Psa che, per la concorrenza crescente di Apm a Vado Ligure e quella nascente di Msc a Calata Bettolo, vede i suoi traffici calare (-9% rispetto al 2017) insieme ai suoi profitti, per cui ha necessità urgente di aumentare la produttività del lavoro non potendo contare per ora, che su un apporto marginale dell’automazione, diversamente dai terminal concorrenti concepiti e equipaggiati più modernamente. In questo senso, a formare la cifra di 185mila potrebbe avere contribuito l’accordo sindacale con cui Psa si è impegnato a assumere 50 nuovi lavoratori tra il 2022 e il 2024. Tenuto conto che 50 addetti diretti equivalgono a circa 13mila avviamenti Culmv in meno. Si tratta probabilmente per Psa di riequilibrare il mix di personale che opera in banchina, più che di un cambio di strategia col rinunciare alla risorsa Culmv che più di ogni altra consente loro flessibilità produttiva e i margini di utile. Così si spiega?
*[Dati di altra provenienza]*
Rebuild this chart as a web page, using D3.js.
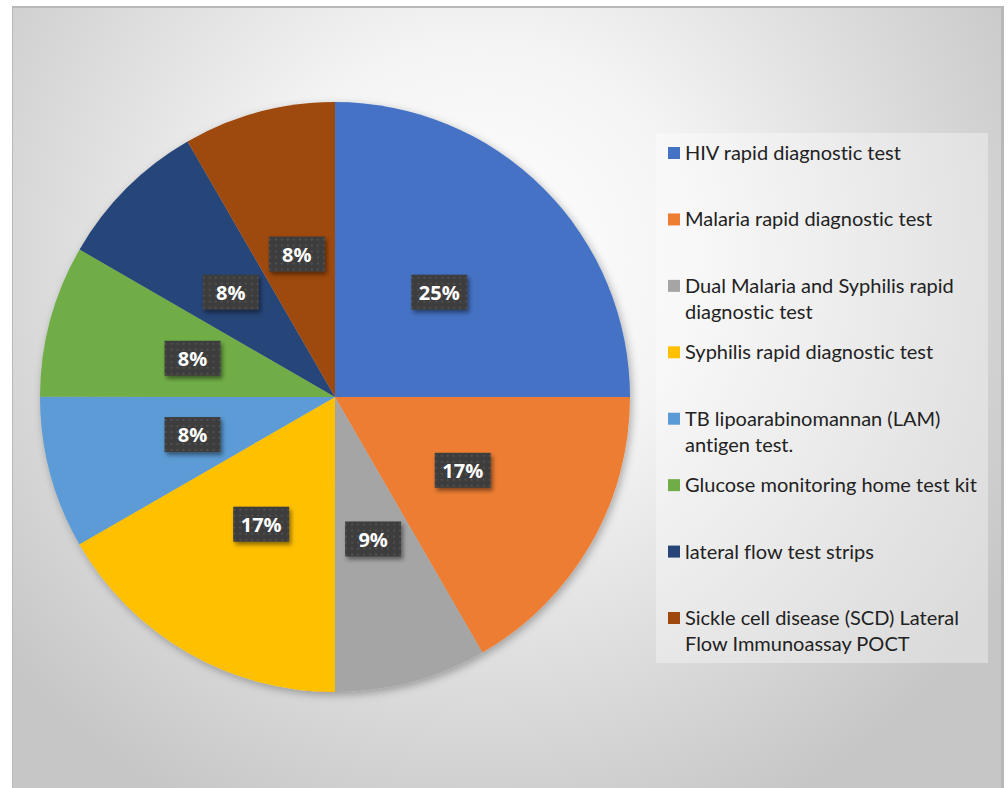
<!DOCTYPE html>
<html><head><meta charset="utf-8">
<script src="https://cdn.jsdelivr.net/npm/d3@7"></script>
<style>html,body{margin:0;padding:0;background:#fff;}svg{display:block;}text{font-variant-ligatures:none;}</style>
</head><body>
<script>
const categories = ["HIV rapid diagnostic test","Malaria rapid diagnostic test","Dual Malaria and Syphilis rapid diagnostic test","Syphilis rapid diagnostic test","TB lipoarabinomannan (LAM) antigen test.","Glucose monitoring home test kit","lateral flow test strips","Sickle cell disease (SCD) Lateral Flow Immunoassay POCT"];
const legendLines = [["HIV rapid diagnostic test"],["Malaria rapid diagnostic test"],["Dual Malaria and Syphilis rapid","diagnostic test"],["Syphilis rapid diagnostic test"],["TB lipoarabinomannan (LAM)","antigen test."],["Glucose monitoring home test kit"],["lateral flow test strips"],["Sickle cell disease (SCD) Lateral","Flow Immunoassay POCT"]];
const values = [25, 16.67, 8.33, 16.67, 8.33, 8.33, 8.33, 8.33];
const pctLabels = ["25%","17%","9%","17%","8%","8%","8%","8%"];
const colors = ["#4472C4","#ED7D31","#A5A5A5","#FFC000","#5B9BD5","#70AD47","#264478","#9E480E"];

const W=1008,H=788;
const svg=d3.select("body").append("svg").attr("width",W).attr("height",H);
const defs=svg.append("defs");
const rg=defs.append("radialGradient").attr("id","bg").attr("gradientUnits","userSpaceOnUse")
  .attr("cx",480).attr("cy",260).attr("r",620);
rg.append("stop").attr("offset","0").attr("stop-color","#ffffff");
rg.append("stop").attr("offset","0.35").attr("stop-color","#f4f4f4");
rg.append("stop").attr("offset","1").attr("stop-color","#c6c6c6");
const sh=defs.append("filter").attr("id","sh").attr("x","-20%").attr("y","-20%").attr("width","140%").attr("height","140%");
sh.append("feDropShadow").attr("dx",2).attr("dy",3).attr("stdDeviation",4).attr("flood-color","#000").attr("flood-opacity",0.3);
const lsh=defs.append("filter").attr("id","lsh").attr("x","-30%").attr("y","-30%").attr("width","160%").attr("height","160%");
lsh.append("feDropShadow").attr("dx",2).attr("dy",3).attr("stdDeviation",2).attr("flood-color","#000").attr("flood-opacity",0.45);
const pat=defs.append("pattern").attr("id","dots").attr("patternUnits","userSpaceOnUse").attr("width",6).attr("height",6);
pat.append("rect").attr("width",6).attr("height",6).attr("fill","#3c3c3c");
pat.append("circle").attr("cx",3).attr("cy",3).attr("r",0.9).attr("fill","#5a5a5a");

// background frame
svg.append("rect").attr("x",12).attr("y",6).attr("width",992).attr("height",782).attr("fill","#b8b8b8");
svg.append("rect").attr("x",13).attr("y",8).attr("width",988).attr("height",780).attr("fill","url(#bg)");

const cx=335,cy=397,r=295;
const g=svg.append("g").attr("transform",`translate(${cx},${cy})`);
const pie=d3.pie().sort(null).value(d=>d)(values);
const arc=d3.arc().innerRadius(0).outerRadius(r);
g.append("g").attr("filter","url(#sh)").selectAll("path").data(pie).join("path")
  .attr("d",arc).attr("fill",(d,i)=>colors[i]);

const lab=g.selectAll("g.lab").data(pie).join("g").attr("class","lab")
  .attr("transform",d=>`translate(${arc.centroid(d)})`);
lab.append("rect").attr("x",-28).attr("y",-18).attr("width",56).attr("height",35)
  .attr("fill","url(#dots)").attr("filter","url(#lsh)");
lab.append("text").attr("text-anchor","middle").attr("dy","0.36em")
  .attr("font-family","'Open Sans',sans-serif").attr("font-weight","bold").attr("font-size",20)
  .attr("fill","#fff").text((d,i)=>pctLabels[i]);

// legend
const lg=svg.append("g");
lg.append("rect").attr("x",656).attr("y",133).attr("width",332).attr("height",530).attr("fill","#ffffff").attr("fill-opacity",0.35);
const legY=d3.scaleLinear().domain([0,7]).range([153,618]);
legendLines.forEach((lines,i)=>{
  const y=legY(i);
  lg.append("rect").attr("x",668).attr("y",y-6).attr("width",12).attr("height",12).attr("fill",colors[i]);
  lines.forEach((t,j)=>{
    lg.append("text").attr("x",685).attr("y",y+j*26).attr("dy","0.35em")
      .attr("font-family","Lato,'Open Sans',sans-serif").attr("font-size",20)
      .attr("fill","#222").text(t);
  });
});
</script>
</body></html>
Prima delle imprese private, lo dovrebbe spiegare l’Autorità pubblica portuale, riconoscendo innanzitutto la stagnazione dei traffici e dell’occupazione, avviando quindi una indagine sulla composizione professionale e sulla produttività invece crescente dei lavoratori portuali, dipendenti e Culmv di cui il Piano Organico delinea solo la struttura quantitativa.
Per misurare la produttività in porto, in cui vige da sempre un regime sostanziale di cottimo collettivo fissato sui tempi della nave e sui flussi di merce, sebbene oggi imbellettato con incentivi o premi divenuti la parte cospicua del salario, Palazzo San Giorgio dovrebbe finalmente fare luce su due ordini di fenomeni: la precarizzazione e la flessibilizzazione del lavoro dipendente, che i terminalisti vorrebbero fare assomigliare sempre di più al lavoro temporaneo, per cui rischiano anche il peso dei costi fissi pur di alleggerirsi della dipendenza dalla Culmv; l’intensificazione dei ritmi di lavoro di tutti i lavoratori perseguita con l’aumento delle ore effettivamente lavorate, con quelle di straordinario e il raddoppio o la triplicazione dei turni di lavoro, a danno della salute e della sicurezza e in cambio di quote di salario variabile che accrescano i minimi contrattuali nazionali a soglie di sostenibilità economico-sociale. Sono questi i numeri da tenere in considerazione oltre quelli delle mere previsioni, quelli che fanno sempre di più da moltiplicatore degli organici, numeri che mi auguro troveranno spazio nel Piano Organico a fare finalmente luce sul mercato del lavoro del porto.